[Problem]
Write the lines out again, from the top of the material to the line containing "end angle=-248, radius=67];", pictures excluded.

[Provided data]
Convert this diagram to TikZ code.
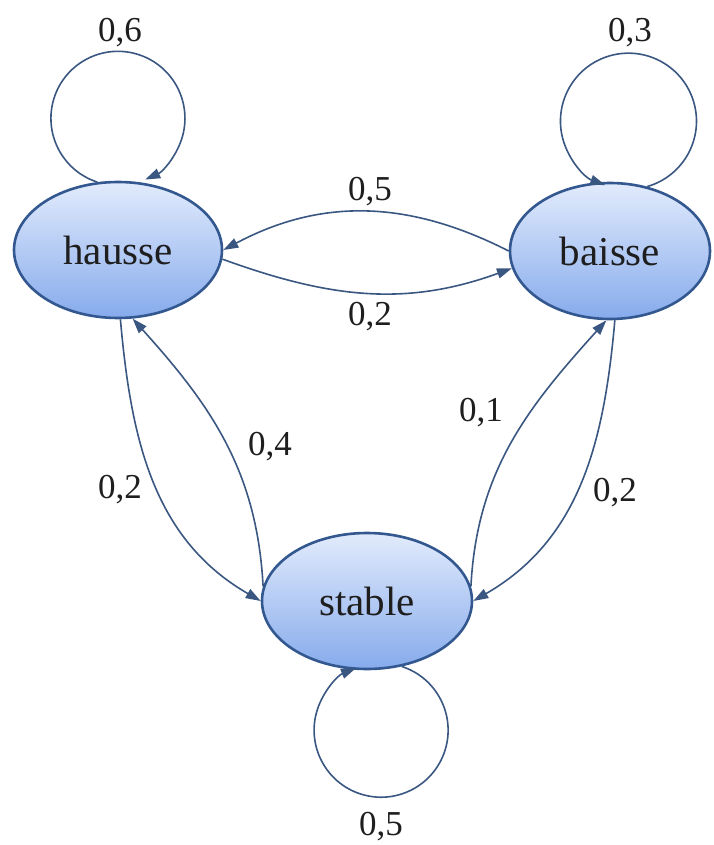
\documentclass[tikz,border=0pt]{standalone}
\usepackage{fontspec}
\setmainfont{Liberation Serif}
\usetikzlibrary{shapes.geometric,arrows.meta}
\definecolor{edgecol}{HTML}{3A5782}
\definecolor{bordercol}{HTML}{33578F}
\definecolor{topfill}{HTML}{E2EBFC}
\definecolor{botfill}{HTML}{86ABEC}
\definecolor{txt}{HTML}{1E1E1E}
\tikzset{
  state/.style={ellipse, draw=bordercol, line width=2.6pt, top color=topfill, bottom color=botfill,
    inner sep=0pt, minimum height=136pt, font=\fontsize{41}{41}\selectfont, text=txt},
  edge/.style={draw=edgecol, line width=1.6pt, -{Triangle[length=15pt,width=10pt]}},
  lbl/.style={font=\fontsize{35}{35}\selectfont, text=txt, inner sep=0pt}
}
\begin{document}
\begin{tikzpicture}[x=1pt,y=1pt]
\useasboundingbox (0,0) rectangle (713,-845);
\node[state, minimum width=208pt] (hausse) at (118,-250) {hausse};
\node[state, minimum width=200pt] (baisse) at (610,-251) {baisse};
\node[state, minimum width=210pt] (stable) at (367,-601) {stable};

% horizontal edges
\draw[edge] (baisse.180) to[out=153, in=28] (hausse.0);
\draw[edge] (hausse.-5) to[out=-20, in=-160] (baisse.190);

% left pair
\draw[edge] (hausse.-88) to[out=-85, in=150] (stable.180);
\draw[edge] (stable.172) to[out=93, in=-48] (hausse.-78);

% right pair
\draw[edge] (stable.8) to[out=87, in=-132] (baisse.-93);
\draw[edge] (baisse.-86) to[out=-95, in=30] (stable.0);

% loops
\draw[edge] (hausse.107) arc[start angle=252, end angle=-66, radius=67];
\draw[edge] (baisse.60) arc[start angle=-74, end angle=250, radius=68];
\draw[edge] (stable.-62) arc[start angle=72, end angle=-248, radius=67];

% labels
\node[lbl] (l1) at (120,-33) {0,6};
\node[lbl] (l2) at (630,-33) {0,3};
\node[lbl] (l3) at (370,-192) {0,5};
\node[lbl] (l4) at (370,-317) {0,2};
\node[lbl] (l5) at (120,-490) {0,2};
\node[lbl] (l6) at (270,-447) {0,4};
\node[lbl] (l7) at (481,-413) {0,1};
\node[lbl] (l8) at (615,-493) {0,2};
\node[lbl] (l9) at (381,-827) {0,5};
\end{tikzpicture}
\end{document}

[Task solution]
Convert this diagram to TikZ code.
\documentclass[tikz,border=0pt]{standalone}
\usepackage{fontspec}
\setmainfont{Liberation Serif}
\usetikzlibrary{shapes.geometric,arrows.meta}
\definecolor{edgecol}{HTML}{3A5782}
\definecolor{bordercol}{HTML}{33578F}
\definecolor{topfill}{HTML}{E2EBFC}
\definecolor{botfill}{HTML}{86ABEC}
\definecolor{txt}{HTML}{1E1E1E}
\tikzset{
  state/.style={ellipse, draw=bordercol, line width=2.6pt, top color=topfill, bottom color=botfill,
    inner sep=0pt, minimum height=136pt, font=\fontsize{41}{41}\selectfont, text=txt},
  edge/.style={draw=edgecol, line width=1.6pt, -{Triangle[length=15pt,width=10pt]}},
  lbl/.style={font=\fontsize{35}{35}\selectfont, text=txt, inner sep=0pt}
}
\begin{document}
\begin{tikzpicture}[x=1pt,y=1pt]
\useasboundingbox (0,0) rectangle (713,-845);
\node[state, minimum width=208pt] (hausse) at (118,-250) {hausse};
\node[state, minimum width=200pt] (baisse) at (610,-251) {baisse};
\node[state, minimum width=210pt] (stable) at (367,-601) {stable};

% horizontal edges
\draw[edge] (baisse.180) to[out=153, in=28] (hausse.0);
\draw[edge] (hausse.-5) to[out=-20, in=-160] (baisse.190);

% left pair
\draw[edge] (hausse.-88) to[out=-85, in=150] (stable.180);
\draw[edge] (stable.172) to[out=93, in=-48] (hausse.-78);

% right pair
\draw[edge] (stable.8) to[out=87, in=-132] (baisse.-93);
\draw[edge] (baisse.-86) to[out=-95, in=30] (stable.0);

% loops
\draw[edge] (hausse.107) arc[start angle=252, end angle=-66, radius=67];
\draw[edge] (baisse.60) arc[start angle=-74, end angle=250, radius=68];
\draw[edge] (stable.-62) arc[start angle=72, end angle=-248, radius=67];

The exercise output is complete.